### [Written instruction]
Reproduce every line of the material below, but drop the pictures.
'''
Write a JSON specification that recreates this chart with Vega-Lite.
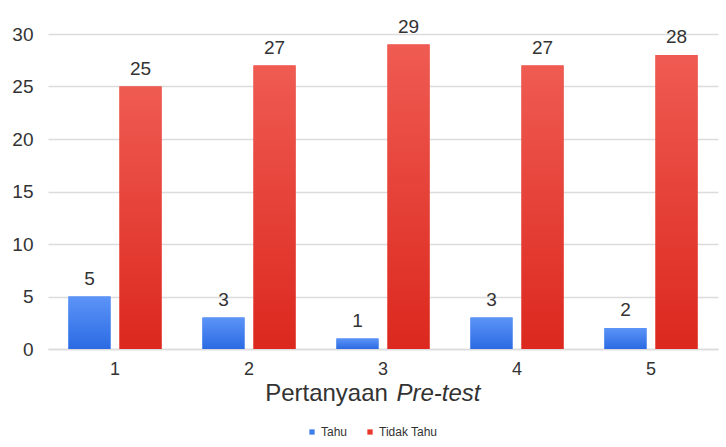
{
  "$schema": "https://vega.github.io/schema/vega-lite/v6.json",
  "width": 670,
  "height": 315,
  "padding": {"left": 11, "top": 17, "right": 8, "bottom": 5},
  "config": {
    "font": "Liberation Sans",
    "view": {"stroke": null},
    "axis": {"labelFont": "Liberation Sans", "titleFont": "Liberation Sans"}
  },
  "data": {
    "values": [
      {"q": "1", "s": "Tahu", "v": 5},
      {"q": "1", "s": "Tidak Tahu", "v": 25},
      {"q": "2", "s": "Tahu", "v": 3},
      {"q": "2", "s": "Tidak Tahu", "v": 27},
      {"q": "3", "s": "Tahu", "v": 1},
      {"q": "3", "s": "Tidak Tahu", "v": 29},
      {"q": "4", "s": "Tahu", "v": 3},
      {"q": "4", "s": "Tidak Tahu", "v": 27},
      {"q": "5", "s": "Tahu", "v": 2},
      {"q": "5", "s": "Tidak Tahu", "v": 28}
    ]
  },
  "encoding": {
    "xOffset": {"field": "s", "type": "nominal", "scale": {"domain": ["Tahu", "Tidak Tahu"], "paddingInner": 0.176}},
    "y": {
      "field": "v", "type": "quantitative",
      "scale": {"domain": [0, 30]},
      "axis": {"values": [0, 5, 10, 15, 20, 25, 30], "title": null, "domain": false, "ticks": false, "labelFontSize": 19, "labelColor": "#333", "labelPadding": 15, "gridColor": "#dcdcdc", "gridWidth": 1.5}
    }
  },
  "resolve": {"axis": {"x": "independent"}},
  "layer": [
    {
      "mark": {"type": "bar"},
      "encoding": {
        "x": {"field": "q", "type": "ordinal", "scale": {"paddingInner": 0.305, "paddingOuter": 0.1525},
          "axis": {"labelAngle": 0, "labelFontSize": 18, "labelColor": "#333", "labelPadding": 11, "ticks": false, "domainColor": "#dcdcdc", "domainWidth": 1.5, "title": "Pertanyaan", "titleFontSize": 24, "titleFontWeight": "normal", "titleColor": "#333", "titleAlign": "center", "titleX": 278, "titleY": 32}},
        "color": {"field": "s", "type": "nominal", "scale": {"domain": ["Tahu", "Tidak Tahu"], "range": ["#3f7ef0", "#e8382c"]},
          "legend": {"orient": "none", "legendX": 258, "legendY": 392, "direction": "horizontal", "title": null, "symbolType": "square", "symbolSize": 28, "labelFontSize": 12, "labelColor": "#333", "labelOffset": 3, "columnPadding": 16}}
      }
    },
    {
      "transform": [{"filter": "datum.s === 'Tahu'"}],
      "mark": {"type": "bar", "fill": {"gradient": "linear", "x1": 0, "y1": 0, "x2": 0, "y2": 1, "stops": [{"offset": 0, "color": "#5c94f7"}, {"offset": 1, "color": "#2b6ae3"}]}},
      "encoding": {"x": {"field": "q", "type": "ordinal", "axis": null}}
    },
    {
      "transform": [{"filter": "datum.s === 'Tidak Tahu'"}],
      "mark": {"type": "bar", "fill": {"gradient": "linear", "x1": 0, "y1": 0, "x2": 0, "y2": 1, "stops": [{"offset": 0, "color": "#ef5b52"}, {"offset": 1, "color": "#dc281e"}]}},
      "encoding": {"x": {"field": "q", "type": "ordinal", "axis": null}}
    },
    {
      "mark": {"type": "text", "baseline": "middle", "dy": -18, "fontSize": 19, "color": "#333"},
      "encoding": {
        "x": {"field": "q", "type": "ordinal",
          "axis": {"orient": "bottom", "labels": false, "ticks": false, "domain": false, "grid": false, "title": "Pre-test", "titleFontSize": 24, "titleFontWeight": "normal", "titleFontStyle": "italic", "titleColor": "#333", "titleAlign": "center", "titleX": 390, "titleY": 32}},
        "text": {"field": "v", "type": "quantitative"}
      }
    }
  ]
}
'''
### [Output below]
Write a JSON specification that recreates this chart with Vega-Lite.
{
  "$schema": "https://vega.github.io/schema/vega-lite/v6.json",
  "width": 670,
  "height": 315,
  "padding": {"left": 11, "top": 17, "right": 8, "bottom": 5},
  "config": {
    "font": "Liberation Sans",
    "view": {"stroke": null},
    "axis": {"labelFont": "Liberation Sans", "titleFont": "Liberation Sans"}
  },
  "data": {
    "values": [
      {"q": "1", "s": "Tahu", "v": 5},
      {"q": "1", "s": "Tidak Tahu", "v": 25},
      {"q": "2", "s": "Tahu", "v": 3},
      {"q": "2", "s": "Tidak Tahu", "v": 27},
      {"q": "3", "s": "Tahu", "v": 1},
      {"q": "3", "s": "Tidak Tahu", "v": 29},
      {"q": "4", "s": "Tahu", "v": 3},
      {"q": "4", "s": "Tidak Tahu", "v": 27},
      {"q": "5", "s": "Tahu", "v": 2},
      {"q": "5", "s": "Tidak Tahu", "v": 28}
    ]
  },
  "encoding": {
    "xOffset": {"field": "s", "type": "nominal", "scale": {"domain": ["Tahu", "Tidak Tahu"], "paddingInner": 0.176}},
    "y": {
      "field": "v", "type": "quantitative",
      "scale": {"domain": [0, 30]},
      "axis": {"values": [0, 5, 10, 15, 20, 25, 30], "title": null, "domain": false, "ticks": false, "labelFontSize": 19, "labelColor": "#333", "labelPadding": 15, "gridColor": "#dcdcdc", "gridWidth": 1.5}
    }
  },
  "resolve": {"axis": {"x": "independent"}},
  "layer": [
    {
      "mark": {"type": "bar"},
      "encoding": {
        "x": {"field": "q", "type": "ordinal", "scale": {"paddingInner": 0.305, "paddingOuter": 0.1525},
          "axis": {"labelAngle": 0, "labelFontSize": 18, "labelColor": "#333", "labelPadding": 11, "ticks": false, "domainColor": "#dcdcdc", "domainWidth": 1.5, "title": "Pertanyaan", "titleFontSize": 24, "titleFontWeight": "normal", "titleColor": "#333", "titleAlign": "center", "titleX": 278, "titleY": 32}},
        "color": {"field": "s", "type": "nominal", "scale": {"domain": ["Tahu", "Tidak Tahu"], "range": ["#3f7ef0", "#e8382c"]},
          "legend": {"orient": "none", "legendX": 258, "legendY": 392, "direction": "horizontal", "title": null, "symbolType": "square", "symbolSize": 28, "labelFontSize": 12, "labelColor": "#333", "labelOffset": 3, "columnPadding": 16}}
      }
    },
    {
      "transform": [{"filter": "datum.s === 'Tahu'"}],
      "mark": {"type": "bar", "fill": {"gradient": "linear", "x1": 0, "y1": 0, "x2": 0, "y2": 1, "stops": [{"offset": 0, "color": "#5c94f7"}, {"offset": 1, "color": "#2b6ae3"}]}},
      "encoding": {"x": {"field": "q", "type": "ordinal", "axis": null}}
    },
    {
      "transform": [{"filter": "datum.s === 'Tidak Tahu'"}],
      "mark": {"type": "bar", "fill": {"gradient": "linear", "x1": 0, "y1": 0, "x2": 0, "y2": 1, "stops": [{"offset": 0, "color": "#ef5b52"}, {"offset": 1, "color": "#dc281e"}]}},
      "encoding": {"x": {"field": "q", "type": "ordinal", "axis": null}}
    },
    {
      "mark": {"type": "text", "baseline": "middle", "dy": -18, "fontSize": 19, "color": "#333"},
      "encoding": {
        "x": {"field": "q", "type": "ordinal",
          "axis": {"orient": "bottom", "labels": false, "ticks": false, "domain": false, "grid": false, "title": "Pre-test", "titleFontSize": 24, "titleFontWeight": "normal", "titleFontStyle": "italic", "titleColor": "#333", "titleAlign": "center", "titleX": 390, "titleY": 32}},
        "text": {"field": "v", "type": "quantitative"}
      }
    }
  ]
}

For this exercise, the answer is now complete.